§ Supplied data:
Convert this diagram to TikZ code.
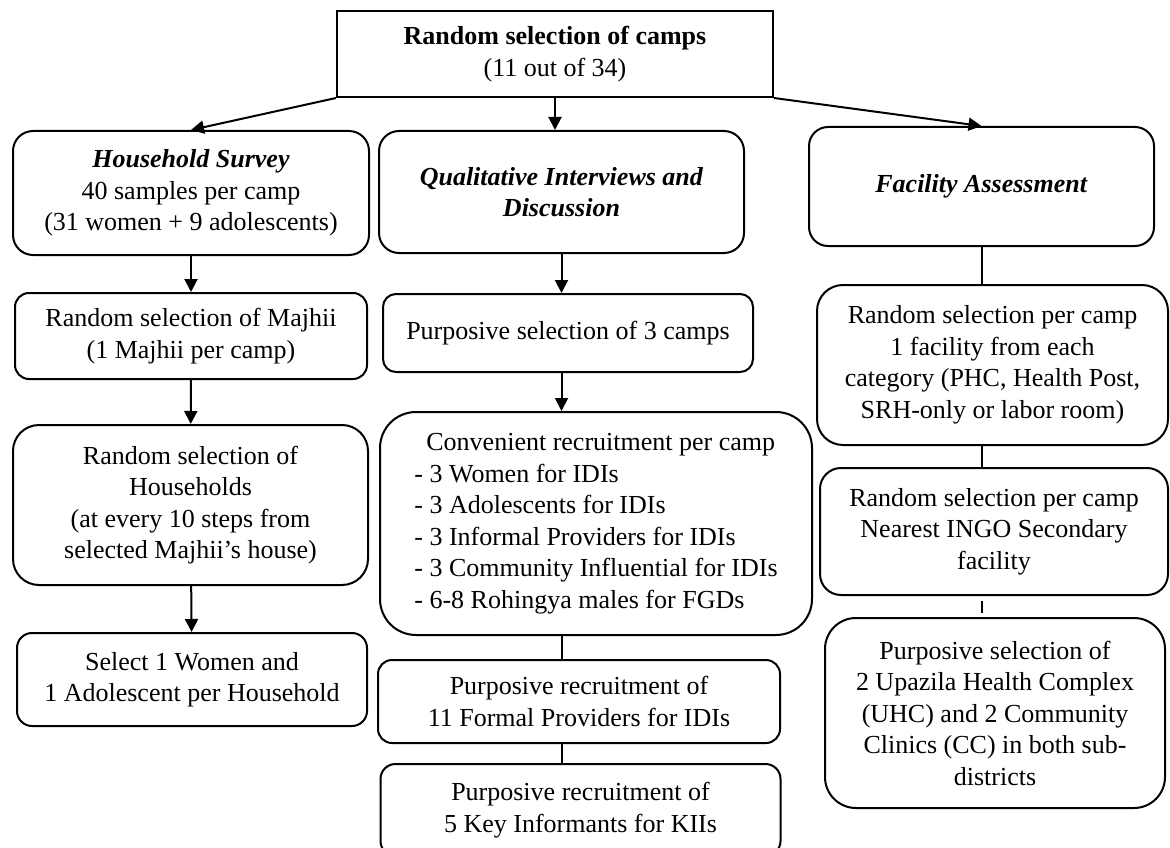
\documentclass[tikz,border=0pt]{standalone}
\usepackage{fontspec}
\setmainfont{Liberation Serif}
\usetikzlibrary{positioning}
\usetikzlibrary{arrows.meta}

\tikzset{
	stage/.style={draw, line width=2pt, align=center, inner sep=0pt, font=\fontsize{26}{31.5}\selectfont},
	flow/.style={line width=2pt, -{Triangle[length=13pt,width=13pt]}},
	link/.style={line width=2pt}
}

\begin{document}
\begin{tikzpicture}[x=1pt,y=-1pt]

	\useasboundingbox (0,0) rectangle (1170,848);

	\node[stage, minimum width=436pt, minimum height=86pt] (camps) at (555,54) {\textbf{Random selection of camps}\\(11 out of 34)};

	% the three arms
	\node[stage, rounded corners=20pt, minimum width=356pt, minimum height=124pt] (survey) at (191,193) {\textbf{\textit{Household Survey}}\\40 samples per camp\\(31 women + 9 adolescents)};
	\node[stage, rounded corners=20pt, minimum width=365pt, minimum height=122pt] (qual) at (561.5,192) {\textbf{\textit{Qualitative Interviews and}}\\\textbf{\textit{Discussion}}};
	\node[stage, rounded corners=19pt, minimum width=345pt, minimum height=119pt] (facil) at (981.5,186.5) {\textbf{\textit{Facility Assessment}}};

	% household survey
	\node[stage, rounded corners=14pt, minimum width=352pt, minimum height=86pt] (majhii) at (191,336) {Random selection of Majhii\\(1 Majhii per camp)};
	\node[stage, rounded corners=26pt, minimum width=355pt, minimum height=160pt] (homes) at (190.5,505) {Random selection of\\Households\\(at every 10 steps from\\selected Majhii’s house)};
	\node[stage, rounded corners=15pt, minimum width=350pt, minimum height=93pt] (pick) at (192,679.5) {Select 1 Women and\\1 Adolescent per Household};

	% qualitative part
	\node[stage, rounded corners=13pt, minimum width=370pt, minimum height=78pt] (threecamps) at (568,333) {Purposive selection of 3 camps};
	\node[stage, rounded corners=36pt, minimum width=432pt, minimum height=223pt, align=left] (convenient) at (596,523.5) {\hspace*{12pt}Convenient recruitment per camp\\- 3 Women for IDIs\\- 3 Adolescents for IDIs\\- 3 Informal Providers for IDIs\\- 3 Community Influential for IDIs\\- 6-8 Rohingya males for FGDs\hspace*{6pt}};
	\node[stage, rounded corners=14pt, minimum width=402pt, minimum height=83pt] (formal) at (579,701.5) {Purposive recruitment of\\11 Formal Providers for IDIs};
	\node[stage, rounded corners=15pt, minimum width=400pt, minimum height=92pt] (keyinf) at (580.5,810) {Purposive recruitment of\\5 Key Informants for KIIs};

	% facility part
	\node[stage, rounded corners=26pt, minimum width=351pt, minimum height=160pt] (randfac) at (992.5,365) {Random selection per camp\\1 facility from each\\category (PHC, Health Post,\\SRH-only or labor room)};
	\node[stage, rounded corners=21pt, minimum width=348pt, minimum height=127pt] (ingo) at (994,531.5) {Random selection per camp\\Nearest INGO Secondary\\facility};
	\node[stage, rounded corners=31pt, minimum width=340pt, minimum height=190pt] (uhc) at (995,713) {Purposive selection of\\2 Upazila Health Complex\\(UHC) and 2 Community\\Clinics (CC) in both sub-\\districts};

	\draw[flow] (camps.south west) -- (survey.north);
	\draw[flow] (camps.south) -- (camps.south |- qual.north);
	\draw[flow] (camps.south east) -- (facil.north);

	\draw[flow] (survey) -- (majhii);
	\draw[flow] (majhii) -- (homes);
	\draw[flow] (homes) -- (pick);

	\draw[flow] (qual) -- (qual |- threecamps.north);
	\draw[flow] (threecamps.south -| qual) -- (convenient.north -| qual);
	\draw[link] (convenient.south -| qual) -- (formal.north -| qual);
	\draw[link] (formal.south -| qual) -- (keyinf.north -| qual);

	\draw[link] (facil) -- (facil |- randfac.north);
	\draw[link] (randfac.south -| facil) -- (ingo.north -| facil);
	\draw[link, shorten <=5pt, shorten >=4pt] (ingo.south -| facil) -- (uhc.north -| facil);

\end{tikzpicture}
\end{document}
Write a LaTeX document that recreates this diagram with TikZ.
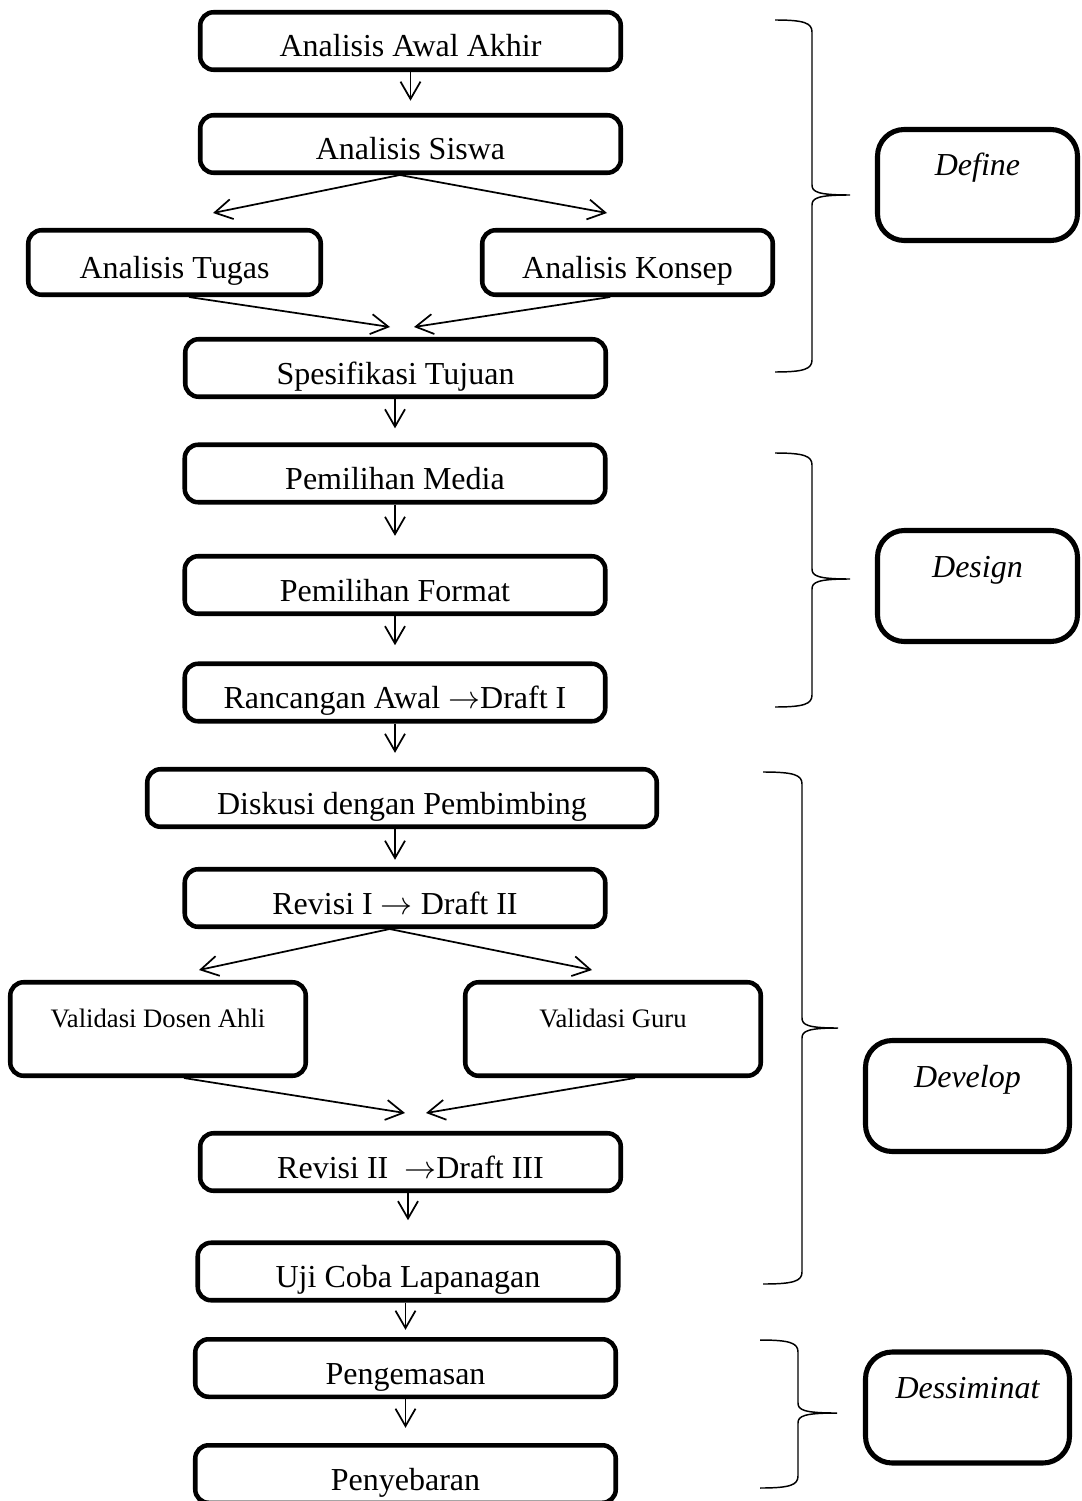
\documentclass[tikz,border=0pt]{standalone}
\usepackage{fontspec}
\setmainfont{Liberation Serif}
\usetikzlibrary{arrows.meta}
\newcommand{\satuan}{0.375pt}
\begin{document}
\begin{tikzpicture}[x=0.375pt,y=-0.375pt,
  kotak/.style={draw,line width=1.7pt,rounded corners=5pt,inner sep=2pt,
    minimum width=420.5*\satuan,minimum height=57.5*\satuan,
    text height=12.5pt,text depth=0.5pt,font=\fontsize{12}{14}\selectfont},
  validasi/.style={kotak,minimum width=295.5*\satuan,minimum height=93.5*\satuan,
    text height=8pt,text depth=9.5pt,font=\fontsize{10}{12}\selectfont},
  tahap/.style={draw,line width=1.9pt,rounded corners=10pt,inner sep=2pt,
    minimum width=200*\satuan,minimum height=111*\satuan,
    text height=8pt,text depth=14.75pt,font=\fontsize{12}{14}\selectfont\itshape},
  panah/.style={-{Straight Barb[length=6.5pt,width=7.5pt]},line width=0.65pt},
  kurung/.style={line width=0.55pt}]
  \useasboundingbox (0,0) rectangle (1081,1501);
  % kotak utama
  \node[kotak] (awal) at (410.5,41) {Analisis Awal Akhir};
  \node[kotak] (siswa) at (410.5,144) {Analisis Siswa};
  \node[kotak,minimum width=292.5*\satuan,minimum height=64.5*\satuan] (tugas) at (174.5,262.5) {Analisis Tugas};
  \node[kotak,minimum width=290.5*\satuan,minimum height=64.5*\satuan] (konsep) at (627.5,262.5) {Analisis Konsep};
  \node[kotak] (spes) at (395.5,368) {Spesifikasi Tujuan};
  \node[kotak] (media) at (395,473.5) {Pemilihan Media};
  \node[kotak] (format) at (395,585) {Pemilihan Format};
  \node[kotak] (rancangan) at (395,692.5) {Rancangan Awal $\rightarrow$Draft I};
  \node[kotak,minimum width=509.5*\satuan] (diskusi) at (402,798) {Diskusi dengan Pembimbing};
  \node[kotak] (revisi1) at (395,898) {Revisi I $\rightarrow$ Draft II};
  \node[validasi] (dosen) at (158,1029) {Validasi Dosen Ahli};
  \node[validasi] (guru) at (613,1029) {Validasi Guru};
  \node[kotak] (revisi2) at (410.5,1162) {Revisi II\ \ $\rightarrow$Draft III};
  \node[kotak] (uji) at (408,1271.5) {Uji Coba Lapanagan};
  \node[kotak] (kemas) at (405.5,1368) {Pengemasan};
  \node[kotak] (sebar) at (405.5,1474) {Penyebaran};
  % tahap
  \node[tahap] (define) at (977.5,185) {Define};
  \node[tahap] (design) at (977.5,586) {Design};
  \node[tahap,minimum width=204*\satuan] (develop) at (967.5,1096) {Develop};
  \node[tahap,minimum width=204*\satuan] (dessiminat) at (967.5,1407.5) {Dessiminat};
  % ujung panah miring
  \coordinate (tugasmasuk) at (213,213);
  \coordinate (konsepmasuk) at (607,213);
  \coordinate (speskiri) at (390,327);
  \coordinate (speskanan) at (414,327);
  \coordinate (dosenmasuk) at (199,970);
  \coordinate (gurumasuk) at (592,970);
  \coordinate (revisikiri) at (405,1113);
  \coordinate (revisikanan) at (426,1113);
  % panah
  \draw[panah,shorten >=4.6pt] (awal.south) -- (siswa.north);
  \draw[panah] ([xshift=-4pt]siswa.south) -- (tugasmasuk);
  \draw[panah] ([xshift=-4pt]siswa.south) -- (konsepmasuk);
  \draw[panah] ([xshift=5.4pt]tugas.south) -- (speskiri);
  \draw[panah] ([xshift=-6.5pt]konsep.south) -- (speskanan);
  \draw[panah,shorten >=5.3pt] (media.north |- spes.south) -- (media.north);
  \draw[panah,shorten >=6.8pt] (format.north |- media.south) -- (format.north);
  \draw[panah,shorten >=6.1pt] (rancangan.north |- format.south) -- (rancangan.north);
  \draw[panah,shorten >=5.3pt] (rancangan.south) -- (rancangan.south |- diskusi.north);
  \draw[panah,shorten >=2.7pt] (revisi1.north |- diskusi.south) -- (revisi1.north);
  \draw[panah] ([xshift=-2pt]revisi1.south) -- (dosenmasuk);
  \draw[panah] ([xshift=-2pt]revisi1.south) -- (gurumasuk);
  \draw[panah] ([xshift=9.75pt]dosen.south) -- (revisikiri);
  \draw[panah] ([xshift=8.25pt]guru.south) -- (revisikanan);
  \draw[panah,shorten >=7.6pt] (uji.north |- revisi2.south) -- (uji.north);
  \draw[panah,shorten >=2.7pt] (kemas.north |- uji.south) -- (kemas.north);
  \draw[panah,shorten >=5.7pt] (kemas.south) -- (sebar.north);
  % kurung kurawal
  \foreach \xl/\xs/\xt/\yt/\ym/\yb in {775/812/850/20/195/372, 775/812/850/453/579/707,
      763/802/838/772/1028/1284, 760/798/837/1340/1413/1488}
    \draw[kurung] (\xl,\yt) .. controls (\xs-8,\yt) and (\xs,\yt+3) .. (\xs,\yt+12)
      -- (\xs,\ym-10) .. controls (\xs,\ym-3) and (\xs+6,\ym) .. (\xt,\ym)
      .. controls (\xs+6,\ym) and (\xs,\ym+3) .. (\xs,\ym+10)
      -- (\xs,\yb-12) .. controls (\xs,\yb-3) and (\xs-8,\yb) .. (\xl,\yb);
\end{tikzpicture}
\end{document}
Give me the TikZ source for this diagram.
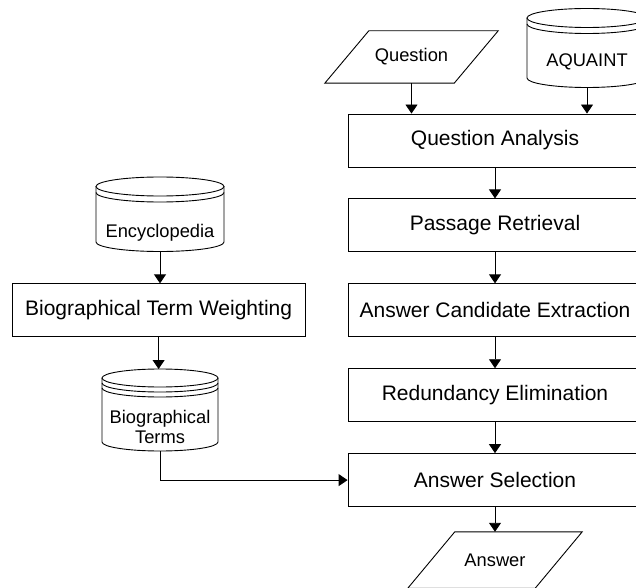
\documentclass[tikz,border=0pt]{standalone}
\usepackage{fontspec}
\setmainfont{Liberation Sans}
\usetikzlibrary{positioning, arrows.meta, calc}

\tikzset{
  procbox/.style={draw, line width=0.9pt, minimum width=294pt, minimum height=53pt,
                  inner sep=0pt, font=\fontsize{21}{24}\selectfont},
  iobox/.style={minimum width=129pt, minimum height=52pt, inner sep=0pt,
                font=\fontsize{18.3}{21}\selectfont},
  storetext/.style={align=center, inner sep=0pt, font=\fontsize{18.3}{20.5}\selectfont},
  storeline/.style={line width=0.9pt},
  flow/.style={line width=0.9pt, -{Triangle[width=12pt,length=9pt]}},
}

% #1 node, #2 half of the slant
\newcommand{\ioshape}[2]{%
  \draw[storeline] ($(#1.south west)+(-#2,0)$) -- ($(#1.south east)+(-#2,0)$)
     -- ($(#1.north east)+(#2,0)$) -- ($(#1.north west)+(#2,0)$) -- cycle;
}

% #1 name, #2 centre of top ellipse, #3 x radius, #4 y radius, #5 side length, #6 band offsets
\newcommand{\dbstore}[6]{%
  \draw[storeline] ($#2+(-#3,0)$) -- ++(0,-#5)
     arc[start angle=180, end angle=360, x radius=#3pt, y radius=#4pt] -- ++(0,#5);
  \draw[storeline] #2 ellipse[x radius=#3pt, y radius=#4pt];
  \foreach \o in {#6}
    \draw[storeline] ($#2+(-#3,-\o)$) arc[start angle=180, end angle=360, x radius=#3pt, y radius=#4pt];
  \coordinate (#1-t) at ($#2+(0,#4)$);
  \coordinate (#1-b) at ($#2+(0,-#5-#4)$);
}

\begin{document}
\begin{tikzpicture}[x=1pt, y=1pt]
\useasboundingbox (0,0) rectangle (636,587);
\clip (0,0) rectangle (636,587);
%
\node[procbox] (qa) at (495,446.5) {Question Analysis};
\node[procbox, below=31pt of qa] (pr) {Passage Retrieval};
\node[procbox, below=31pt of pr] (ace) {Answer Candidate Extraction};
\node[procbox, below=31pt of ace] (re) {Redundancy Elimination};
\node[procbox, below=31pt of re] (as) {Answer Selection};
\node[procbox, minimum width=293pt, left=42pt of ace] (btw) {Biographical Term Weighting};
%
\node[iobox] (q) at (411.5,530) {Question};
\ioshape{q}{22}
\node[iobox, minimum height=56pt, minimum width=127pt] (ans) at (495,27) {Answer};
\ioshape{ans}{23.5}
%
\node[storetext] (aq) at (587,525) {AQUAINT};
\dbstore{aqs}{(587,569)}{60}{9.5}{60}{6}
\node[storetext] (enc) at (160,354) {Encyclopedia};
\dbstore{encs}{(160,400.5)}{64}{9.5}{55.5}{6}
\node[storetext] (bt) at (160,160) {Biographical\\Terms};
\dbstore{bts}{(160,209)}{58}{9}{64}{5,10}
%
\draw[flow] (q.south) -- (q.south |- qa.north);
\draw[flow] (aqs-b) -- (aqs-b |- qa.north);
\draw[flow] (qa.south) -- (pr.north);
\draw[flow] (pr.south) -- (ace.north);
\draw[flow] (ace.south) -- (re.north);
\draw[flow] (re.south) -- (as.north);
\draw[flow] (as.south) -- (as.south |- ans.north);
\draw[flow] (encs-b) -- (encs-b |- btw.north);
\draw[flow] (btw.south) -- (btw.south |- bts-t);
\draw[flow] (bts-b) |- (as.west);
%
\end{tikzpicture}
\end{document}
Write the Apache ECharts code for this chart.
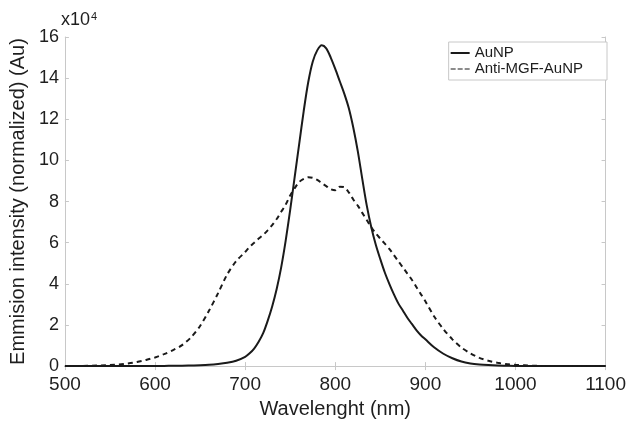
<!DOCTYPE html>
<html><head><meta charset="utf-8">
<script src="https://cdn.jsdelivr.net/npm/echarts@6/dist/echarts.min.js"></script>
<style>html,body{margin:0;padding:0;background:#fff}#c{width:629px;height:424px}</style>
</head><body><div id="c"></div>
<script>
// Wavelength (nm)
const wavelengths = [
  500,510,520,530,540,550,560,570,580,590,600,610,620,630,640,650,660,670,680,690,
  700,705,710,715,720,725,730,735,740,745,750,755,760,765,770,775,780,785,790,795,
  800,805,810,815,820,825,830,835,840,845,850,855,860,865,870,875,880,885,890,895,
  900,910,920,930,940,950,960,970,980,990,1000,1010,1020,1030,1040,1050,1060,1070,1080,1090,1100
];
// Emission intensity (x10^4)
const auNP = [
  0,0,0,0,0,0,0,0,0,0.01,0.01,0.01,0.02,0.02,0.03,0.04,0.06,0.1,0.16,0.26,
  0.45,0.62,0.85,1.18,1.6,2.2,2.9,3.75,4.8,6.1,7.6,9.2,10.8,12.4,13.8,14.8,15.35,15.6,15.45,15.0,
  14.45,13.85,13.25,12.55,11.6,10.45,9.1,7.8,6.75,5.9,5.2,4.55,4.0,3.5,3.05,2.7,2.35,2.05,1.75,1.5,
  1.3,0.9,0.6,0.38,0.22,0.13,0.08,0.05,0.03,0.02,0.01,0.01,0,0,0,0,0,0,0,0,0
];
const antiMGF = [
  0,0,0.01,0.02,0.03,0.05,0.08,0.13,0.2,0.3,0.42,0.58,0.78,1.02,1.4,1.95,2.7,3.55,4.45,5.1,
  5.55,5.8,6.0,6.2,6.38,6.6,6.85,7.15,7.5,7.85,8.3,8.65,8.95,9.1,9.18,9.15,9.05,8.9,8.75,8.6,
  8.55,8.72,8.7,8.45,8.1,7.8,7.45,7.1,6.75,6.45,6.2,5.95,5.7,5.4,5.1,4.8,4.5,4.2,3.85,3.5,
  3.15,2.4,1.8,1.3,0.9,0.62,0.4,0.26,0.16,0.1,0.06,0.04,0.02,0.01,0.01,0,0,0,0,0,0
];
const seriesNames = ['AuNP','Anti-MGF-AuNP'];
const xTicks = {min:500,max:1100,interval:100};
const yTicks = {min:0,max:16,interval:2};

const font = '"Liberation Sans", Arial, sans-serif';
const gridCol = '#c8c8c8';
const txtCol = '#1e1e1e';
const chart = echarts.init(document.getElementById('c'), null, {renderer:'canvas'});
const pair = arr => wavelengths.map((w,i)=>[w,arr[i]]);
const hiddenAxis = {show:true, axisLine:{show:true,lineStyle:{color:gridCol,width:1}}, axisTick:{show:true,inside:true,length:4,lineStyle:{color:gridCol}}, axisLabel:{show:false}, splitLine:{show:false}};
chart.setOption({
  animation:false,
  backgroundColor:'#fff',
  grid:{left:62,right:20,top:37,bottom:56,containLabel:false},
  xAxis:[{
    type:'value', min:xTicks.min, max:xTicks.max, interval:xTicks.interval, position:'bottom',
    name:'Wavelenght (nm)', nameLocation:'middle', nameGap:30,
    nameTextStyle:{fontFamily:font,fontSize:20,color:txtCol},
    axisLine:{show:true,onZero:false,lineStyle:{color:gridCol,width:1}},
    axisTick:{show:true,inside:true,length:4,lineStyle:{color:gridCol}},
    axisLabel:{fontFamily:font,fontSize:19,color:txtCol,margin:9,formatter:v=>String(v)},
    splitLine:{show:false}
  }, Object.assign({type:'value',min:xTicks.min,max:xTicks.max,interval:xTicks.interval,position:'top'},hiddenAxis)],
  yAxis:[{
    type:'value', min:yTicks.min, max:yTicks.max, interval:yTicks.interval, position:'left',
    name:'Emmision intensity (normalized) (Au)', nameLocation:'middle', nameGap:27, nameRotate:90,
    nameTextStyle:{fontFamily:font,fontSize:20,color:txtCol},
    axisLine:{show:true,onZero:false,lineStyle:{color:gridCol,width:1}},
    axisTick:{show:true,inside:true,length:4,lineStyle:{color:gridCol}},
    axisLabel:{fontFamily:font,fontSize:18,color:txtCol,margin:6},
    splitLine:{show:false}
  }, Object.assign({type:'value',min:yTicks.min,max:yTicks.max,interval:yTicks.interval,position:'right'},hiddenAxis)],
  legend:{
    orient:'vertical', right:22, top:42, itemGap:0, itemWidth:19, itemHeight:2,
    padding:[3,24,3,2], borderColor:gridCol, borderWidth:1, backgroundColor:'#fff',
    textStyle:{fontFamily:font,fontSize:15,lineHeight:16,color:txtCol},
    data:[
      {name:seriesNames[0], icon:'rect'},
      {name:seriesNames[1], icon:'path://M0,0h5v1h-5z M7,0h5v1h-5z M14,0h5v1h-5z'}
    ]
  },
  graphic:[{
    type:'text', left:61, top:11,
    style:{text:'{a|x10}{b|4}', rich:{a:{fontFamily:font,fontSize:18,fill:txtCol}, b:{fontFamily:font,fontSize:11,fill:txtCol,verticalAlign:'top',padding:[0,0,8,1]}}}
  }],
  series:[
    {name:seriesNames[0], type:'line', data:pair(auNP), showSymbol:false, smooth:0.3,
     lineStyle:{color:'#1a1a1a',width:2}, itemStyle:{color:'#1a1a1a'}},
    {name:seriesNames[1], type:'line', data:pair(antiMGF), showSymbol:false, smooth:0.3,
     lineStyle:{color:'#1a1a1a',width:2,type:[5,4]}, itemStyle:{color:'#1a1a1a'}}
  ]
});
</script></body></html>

§ Set exercise: Pictures are excluded: retype only the lines from the beginning of the listing above through the line with "rounded corners=19pt, minimum", both included.

§ Written answer:
Convert this diagram to TikZ code.
\documentclass[tikz,border=0pt]{standalone}
\usepackage{fontspec}
\setmainfont{Liberation Serif}
\usetikzlibrary{positioning}
\usetikzlibrary{arrows.meta}

\tikzset{
	stage/.style={draw, line width=2pt, align=center, inner sep=0pt, font=\fontsize{26}{31.5}\selectfont},
	flow/.style={line width=2pt, -{Triangle[length=13pt,width=13pt]}},
	link/.style={line width=2pt}
}

\begin{document}
\begin{tikzpicture}[x=1pt,y=-1pt]

	\useasboundingbox (0,0) rectangle (1170,848);

	\node[stage, minimum width=436pt, minimum height=86pt] (camps) at (555,54) {\textbf{Random selection of camps}\\(11 out of 34)};

	% the three arms
	\node[stage, rounded corners=20pt, minimum width=356pt, minimum height=124pt] (survey) at (191,193) {\textbf{\textit{Household Survey}}\\40 samples per camp\\(31 women + 9 adolescents)};
	\node[stage, rounded corners=20pt, minimum width=365pt, minimum height=122pt] (qual) at (561.5,192) {\textbf{\textit{Qualitative Interviews and}}\\\textbf{\textit{Discussion}}};
	\node[stage, rounded corners=19pt, minimum width=345pt, minimum height=119pt] (facil) at (981.5,186.5) {\textbf{\textit{Facility Assessment}}};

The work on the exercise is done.